Recently, I dated someone for a while. If you knew me, you’d know that this is quite an achievement. I don’t really do ‘dating people for a while’. It seems to be either one date and never again or several years of monogamy, in my case. I’ve given much thought over the years as to why this is, and feel that now I’ve finally worked it out: I suffer from Fear of Uncertainty.
Take the scenario with Harry* (the guy I did manage to date for a while). We met at what could have been an excruciating matchmaking day out (just us two and my friend and her husband) and yet, it wasn’t excruciating at all. I liked him. And the feeling seemed to be mutual. In retrospect, I wonder if I was so stunned we’d got this far (in my experience, the older you get, the harder it is), that I didn’t think more about our compatibility. So far, so normal.
But then we spoke on the phone, and I felt the uncertainty take hold. We didn’t gel as much as I’d hoped; for example, I’m chatty, whereas he was comfortable with silences that made me break out in a sweat. ‘But you need someone calm,’ friends said. ‘Also, men are rubbish on the phone; you should meet in person.’ And so we did, and it was nice, but slightly strained. I just wasn’t sure.

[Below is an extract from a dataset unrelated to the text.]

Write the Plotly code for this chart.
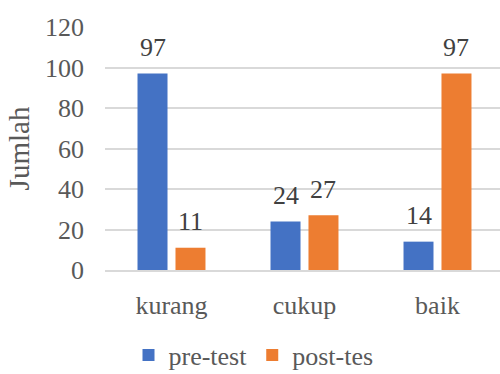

Now most people would think, ‘of course I’m not sure, we’ve only been on one date!’ If there was even a glimmer of potential (which there was), they’d simply do that thing that I have never been able to do, which is to ‘see how it goes’.
Instead, I began to repeat the pattern I follow at the beginning of almost all potential relationships: I became a mass of anxiety. What if he’s not right? What if I let him down? What if I get hurt? I would get sweaty palms before I rang him. My instincts were telling me to run, to finish it right now – then I would at least know the outcome.
This, I have since discovered, is classic ‘fear of uncertainty’ behaviour, and if you’re a natural worrier, chances are you suffer from it, too. Researchers Michel Dugas and Robert Ladouceur have found that a core feature of worry is the inability to tolerate uncertainty. Some worriers even say that they would rather know for certain that the outcome will be bad, than be left in suspense.
I am optimistic, even reckless in many areas of my life; it is relationships that cause me anxiety, being unsure of what people are thinking, hurting people or being hurt.
Psychologist Susan Quilliam says I’m not alone: ‘People suffer from it in relationships most because having that bond with someone is so crucial to our wellbeing. The stakes are high and, therefore, so is the fear.'
People tend to react in one of three ways, she continues: ‘They run, cling or object – they carry on but with secret resentment building, finding reasons that this just won’t do – for example, he only put one kiss on his text or he didn’t say the right thing. It’s a form of sabotage. You have to learn to relax. Relationships are always going to be uncertain, especially at the start when you have doubts and don’t know how to be with one another. You are still learning.’
She recommends ‘the 90-day rule’. ‘Treat the relationship as a certainty for 90 days,’ she advises. ‘This gives you the time to calm down if you are panicking, and it’s likely you’ve both stopped being on your best behaviour and are feeling more relaxed.’
And so I did – I carried on dating Harry. And it was odd, but by learning to ‘sit with the feeling,’ I learnt so much: that you don’t actually die worrying about the unknown and that it can even be exciting.